You agree to indemnify, defend, and hold harmless Socurely, its employees, members, directors, managers, officers or agents from and against any loss, liability, damage, penalty or expense (including attorneys’ fees, expert witness fees and cost of defense) they may suffer or incur as a result of (a) Prohibited uses that violate this MSA as outlined above; or (b) claims alleging that Customer Information infringes or misappropriates a valid third party’s patent, copyright, trademark, or trade secret; provided (i) Socurely promptly informs Customer about the threat or notice of such a claim; (ii) Customer has the sole and exclusive authority to choose defense attorneys and defend and/or settle any such claim (however, Customer will not settle or compromise any claim resulting in liability or an admission of liability by Socurely without prior written consent); and (iii) Socurely fully cooperates in relation to the matter.

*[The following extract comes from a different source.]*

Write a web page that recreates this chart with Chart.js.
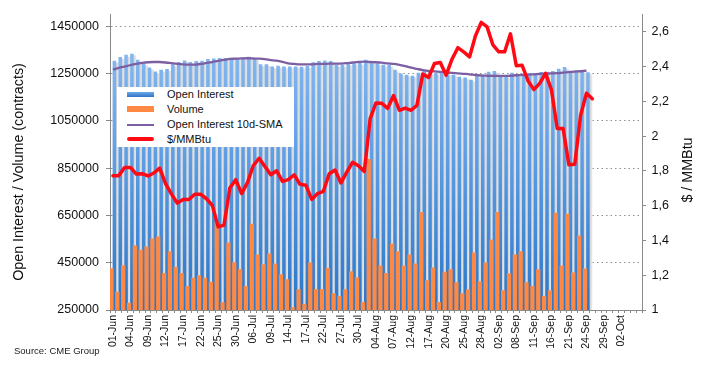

9 – Limitation of Liability

To The Maximum Extent Permitted By Applicable Law, Under No Circumstances And Under No Legal Theory (Whether In Contract, Tort, Negligence Or Otherwise) Will Either Party To This Agreement, Or Their Affiliates, Officers, Directors, Employees, Agents, Service Providers, Suppliers Or Licensors Be Liable To The Other Party Or Any Affiliate For Any Lost Profits, Lost Sales Or Business, Lost Data (Being Data Lost In The Course Of Transmission Via Customer’s Systems Or Over The Internet Through No Fault Of Socurely), Business Interruption, Loss Of Goodwill, Costs Of Cover Or Replacement, Or For Any Type Of Indirect, Incidental, Special, Exemplary, Consequential Or Punitive Loss Or Damages, Or Any Other Indirect Loss Or Damages Incurred By The Other Party Or Any Affiliate In Connection With This Agreement Or The Services Regardless Of Whether Such Party Has Been Advised Of The Possibility Of Or Could Have Foreseen Such Damages. Notwithstanding Anything To The Contrary In This Agreement, Either Party’s Aggregate Liability To The Other Party Or Any Third Party Arising Out Of This Agreement Or The Services Will In No Event Exceed The Fees Paid By Customer During The Twelve (12) Months Prior To The First Event Or Occurrence Giving Rise To Such Liability; Provided That Liability Under The Parties’ Indemnification Obligations, For Breaches Of Confidentiality, Or For Damages Due To Prohibited Uses Will Not In The Aggregate Exceed Five Times That Amount. For Clarity, Nothing In This Agreement Will Limit Or Exclude Either Party’s Liability For Gross Negligence Or Intentional Misconduct Of A Party. Customer Acknowledges And Agrees That The Essential Purpose Of This Section Is To Allocate The Risks Under This Agreement Between The Parties And Limit Potential Liability Given The Fees, Which Would Have Been Substantially Higher If Socurely Were To Assume Any Further Liability Other Than As Set Forth Herein. Socurely Has Relied On These Limitations In Determining Whether To Provide Customer With The Rights To Access And Use The Services Provided For In This Agreement. The Disclaimers, Exclusions, And Limitations Of Liability Under This Agreement Will Not Apply To The Extent Prohibited By Applicable Law.